I find it notable that in times of national crisis on an international scale our (writing from the U.S. here) collective reaction is to draw on the resolve and the homefront spirit of World War Two.
What has sold out in stores, aside from toilet paper and vitamins? Yeast, meat and potatoes, and other staples. In a strange way, we’re self-rationing. Just as our grand and great-grandparents did during that all-consuming war in the 1940’s. People are scrounging online to learn how to make their own bread, or at least have the means to do so, and looking for other simple comfort meals much like those that people relied on to stretch their rations.
This sense of, “If I’m stuck at home, I might as well go on with life and get back to the basics” is striking.
Families are exercising together, at least in our neighborhood. And neighbors are trying to keep a healthy distance, not unlike the way neighborhoods used to make sure that everyone had their windows blacked-out as an air-raid precaution. If we’re all in this together we have to take a care for those around us.
What else has sold out? Vegetable seeds! Can you believe it?! It’s like there is an instinctive need to plant a Victory Garden deep down inside us, despite being several generations away from WW2. Those who survived the war are in their 80’s and 90’s, yet this collective sense of history has reached all the way through the years of trends and revisions to visit their children, grandchildren and great-grandchildren.
One the dark side, we also have hoarders and black market-style price gougers (individual and corporate, and mostly online). The good and bad of the WW2 has a tendency to repeat itself.
The global and national nature of the Coronavirus epidemic and the fact that it, like war, is no respecter of persons, wealth, or nation, has forged a similar atmosphere as the Second World War. Totality and finality forces you to face reality.
I had the privilege of studying civil defense documents from WW2 as my undergraduate thesis, and the same kind of local pull-together was recorded for me in those memos, memorabilia, and notations. First-Aid training was a community wide-effort. Plane spotters (which my own grandparents did while living in the Cascade Mountains of Oregon) and Air-Raid wardens were a vital part of daily life.
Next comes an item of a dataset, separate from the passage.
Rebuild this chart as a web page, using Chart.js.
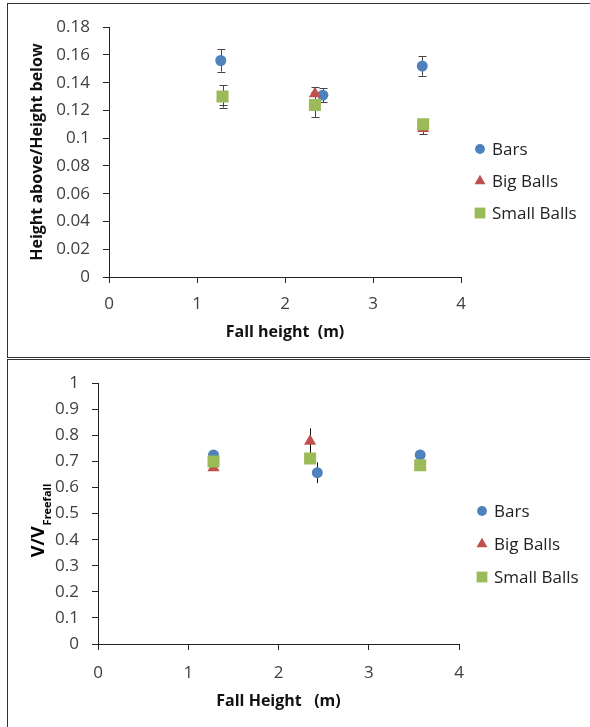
<!DOCTYPE html>
<html>
<head>
<meta charset="utf-8">
<script src="https://cdn.jsdelivr.net/npm/chart.js@4.4.1/dist/chart.umd.min.js"></script>
<style>
  html, body { margin: 0; padding: 0; background: #fff; overflow: hidden; width: 590px; height: 727px; }
  .box { position: absolute; left: 7px; width: 700px; border: 1px solid #333; box-sizing: border-box; }
  #box1 { top: 3px; height: 355px; }
  #box2 { top: 359px; height: 420px; }
  canvas { position: absolute; }
  #chart1 { left: 8px; top: 4px; }
  #chart2 { left: 8px; top: 360px; }
</style>
</head>
<body>
<div class="box" id="box1"></div>
<div class="box" id="box2"></div>
<canvas id="chart1" width="582" height="353"></canvas>
<canvas id="chart2" width="582" height="367"></canvas>
<script>
const seriesNames = ['Bars', 'Big Balls', 'Small Balls'];
const xTickLabels = ['0', '1', '2', '3', '4'];

// top chart: height above / height below
const ratioYTicks = ['0', '0.02', '0.04', '0.06', '0.08', '0.1', '0.12', '0.14', '0.16', '0.18'];
const barsX1 = [1.27, 2.43, 3.56];
const barsY1 = [0.156, 0.131, 0.152];
const barsErr1 = [0.008, 0.005, 0.007];
const bigX1 = [1.29, 2.34, 3.57];
const bigY1 = [0.129, 0.132, 0.107];
const bigErr1 = [0.005, 0.005, 0.004];
const smallX1 = [1.29, 2.34, 3.57];
const smallY1 = [0.130, 0.124, 0.110];
const smallErr1 = [0.008, 0.009, 0.003];

// bottom chart: V / V freefall
const velYTicks = ['0', '0.1', '0.2', '0.3', '0.4', '0.5', '0.6', '0.7', '0.8', '0.9', '1'];
const barsX2 = [1.28, 2.43, 3.57];
const barsY2 = [0.725, 0.657, 0.725];
const barsErr2 = [0.01, 0.04, 0.02];
const bigX2 = [1.28, 2.35, 3.57];
const bigY2 = [0.676, 0.777, 0.68];
const bigErr2 = [0.01, 0.05, 0.01];
const smallX2 = [1.28, 2.35, 3.57];
const smallY2 = [0.70, 0.711, 0.685];
const smallErr2 = [0.01, 0.01, 0.01];

const FONT = "'Open Sans', 'Liberation Sans', sans-serif";
const blue = '#4F81BD', red = '#C0504D', green = '#9BBB59';

function pts(xs, ys) {
  return xs.map((x, i) => ({ x: x, y: ys[i] }));
}

function makeDatasets(bx, by, be, rx, ry, re, gx, gy, ge) {
  return [
    { label: seriesNames[0], data: pts(bx, by), errors: be, pointStyle: 'circle', pointRadius: 5.5,
      backgroundColor: blue, borderColor: blue, borderWidth: 0, order: 3 },
    { label: seriesNames[1], data: pts(rx, ry), errors: re, pointStyle: 'triangle', pointRadius: 7,
      backgroundColor: red, borderColor: red, borderWidth: 0, order: 2 },
    { label: seriesNames[2], data: pts(gx, gy), errors: ge, pointStyle: 'rect', pointRadius: 8.5,
      backgroundColor: green, borderColor: green, borderWidth: 0, order: 1 }
  ];
}

const errorBars = {
  id: 'errorBars',
  beforeDatasetsDraw(chart, args, opts) {
    const { ctx, scales: { x, y } } = chart;
    ctx.save();
    ctx.strokeStyle = opts.color;
    ctx.lineWidth = 1;
    chart.data.datasets.forEach(ds => {
      ds.data.forEach((p, i) => {
        const e = ds.errors[i];
        const px = Math.round(x.getPixelForValue(p.x)) + 0.5;
        const t = y.getPixelForValue(p.y + e);
        const b = y.getPixelForValue(p.y - e);
        ctx.beginPath();
        ctx.moveTo(px, t); ctx.lineTo(px, b);
        if (opts.cap > 0) {
          ctx.moveTo(px - opts.cap, Math.round(t) + 0.5); ctx.lineTo(px + opts.cap, Math.round(t) + 0.5);
          ctx.moveTo(px - opts.cap, Math.round(b) + 0.5); ctx.lineTo(px + opts.cap, Math.round(b) + 0.5);
        }
        ctx.stroke();
      });
    });
    ctx.restore();
  }
};

const sideLegend = {
  id: 'sideLegend',
  afterDraw(chart, args, opts) {
    const ctx = chart.ctx;
    ctx.save();
    chart.data.datasets.forEach((ds, i) => {
      const y = opts.top + i * opts.gap;
      ctx.fillStyle = ds.backgroundColor;
      ctx.strokeStyle = ds.backgroundColor;
      Chart.helpers.drawPoint(ctx, { pointStyle: ds.pointStyle, radius: ds.pointRadius * 0.9, borderWidth: 0, rotation: 0 }, opts.x, y);
      ctx.fillStyle = '#222';
      ctx.font = '17px ' + FONT;
      ctx.textBaseline = 'middle';
      ctx.textAlign = 'left';
      ctx.fillText(ds.label, opts.x + 12, y + 1);
    });
    ctx.restore();
  }
};

const vTitle = {
  id: 'vTitle',
  afterDraw(chart, args, opts) {
    if (!opts.on) return;
    const ctx = chart.ctx;
    ctx.save();
    ctx.translate(opts.x, opts.y);
    ctx.rotate(-Math.PI / 2);
    ctx.fillStyle = '#000';
    ctx.textBaseline = 'alphabetic';
    const big = 'bold 18px ' + FONT, small = 'bold 11px ' + FONT;
    ctx.font = big;
    const w1 = ctx.measureText('V/V').width;
    ctx.font = small;
    const w2 = ctx.measureText('Freefall').width;
    let sx = -(w1 + w2) / 2;
    ctx.font = big;
    ctx.fillText('V/V', sx, 0);
    ctx.font = small;
    ctx.fillText('Freefall', sx + w1 + 1, 7);
    ctx.restore();
  }
};

function axisBase(title, pad) {
  return {
    type: 'linear',
    border: { color: '#222', width: 1 },
    grid: { drawOnChartArea: false, drawTicks: true, tickLength: 6, color: '#222' },
    ticks: { color: '#404040', font: { family: FONT, size: 17 }, padding: pad },
    title: { display: !!title, text: title, color: '#111', font: { family: FONT, size: 16, weight: 'bold' } }
  };
}

function makeChart(id, datasets, cfg) {
  const xs = axisBase(cfg.xTitle, cfg.xPad);
  xs.min = 0; xs.max = 4;
  xs.ticks.stepSize = 1;
  xs.ticks.callback = (v, i) => xTickLabels[i];
  xs.title.padding = { top: 0, bottom: cfg.xTitlePad };
  xs.afterFit = s => { s.height = cfg.xHeight; };
  const ys = axisBase(cfg.yTitle, cfg.yPad);
  ys.min = 0; ys.max = cfg.yMax;
  ys.ticks.stepSize = cfg.yStep;
  ys.ticks.callback = (v, i) => cfg.yLabels[i];
  ys.title.padding = { top: 20, bottom: 0 };
  ys.afterFit = s => { s.width = cfg.yWidth; };
  return new Chart(document.getElementById(id), {
    type: 'scatter',
    data: { datasets: datasets },
    options: {
      responsive: false,
      animation: false,
      devicePixelRatio: 1,
      layout: { padding: { top: cfg.top, right: cfg.right, left: 0, bottom: 0 } },
      scales: { x: xs, y: ys },
      plugins: {
        legend: { display: false },
        tooltip: { enabled: false },
        errorBars: { color: cfg.errColor, cap: cfg.cap },
        sideLegend: cfg.legend,
        vTitle: cfg.vTitle
      }
    },
    plugins: [errorBars, sideLegend, vTitle]
  });
}

makeChart('chart1',
  makeDatasets(barsX1, barsY1, barsErr1, bigX1, bigY1, bigErr1, smallX1, smallY1, smallErr1),
  { xTitle: 'Fall height  (m)', yTitle: 'Height above/Height below', yMax: 0.18, yStep: 0.02,
    yLabels: ratioYTicks, yWidth: 101, yPad: 13, xPad: 11, xTitlePad: 15, xHeight: 80, top: 19, right: 129,
    errColor: '#444', cap: 4, legend: { x: 472, top: 145, gap: 32 }, vTitle: { on: false } });

makeChart('chart2',
  makeDatasets(barsX2, barsY2, barsErr2, bigX2, bigY2, bigErr2, smallX2, smallY2, smallErr2),
  { xTitle: 'Fall Height   (m)', yTitle: '', yMax: 1, yStep: 0.1,
    yLabels: velYTicks, yWidth: 90, yPad: 13, xPad: 13, xTitlePad: 16, xHeight: 83, top: 19, right: 131,
    errColor: '#111', cap: 0, legend: { x: 474, top: 151, gap: 33 }, vTitle: { on: true, x: 36, y: 161 } });
</script>
</body>
</html>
Experts were sent out from Washington D.C. to train local communities and encourage clothing and other drives for necessities for soldiers and civilians. Avid knitters and seamstresses accomplished great things to send items to those in need over-seas, just as readily as many now are making masks to protect loved-ones, neighbors, and perfect strangers.
In the same way, industry was refitted to produce vital supplies and the phrase “make-do and mend,” which was already a part of daily life from the Great Depression, extended into the war years as production of non-essential items was stopped. And here we are with our light and some heavy manufacturing rapidly refitting to produce medical supplies and field hospitals (also a feature of WW2 and WW1).
It’s no wonder that after Queen Elizabeth II’s televised speech last night in which she quoted the lines from a Vera Lynn song “We’ll Meet Again” (made famous during the Second World War) that it, as so many things related to that historic time, has surfaced again. It’s now number 22 on the iTunes chart.
There truly is nothing new under the sun. What we experience now has been lived before, yet how we react to it will be the measure of our generation.
Keep your chin up and keep thinking history!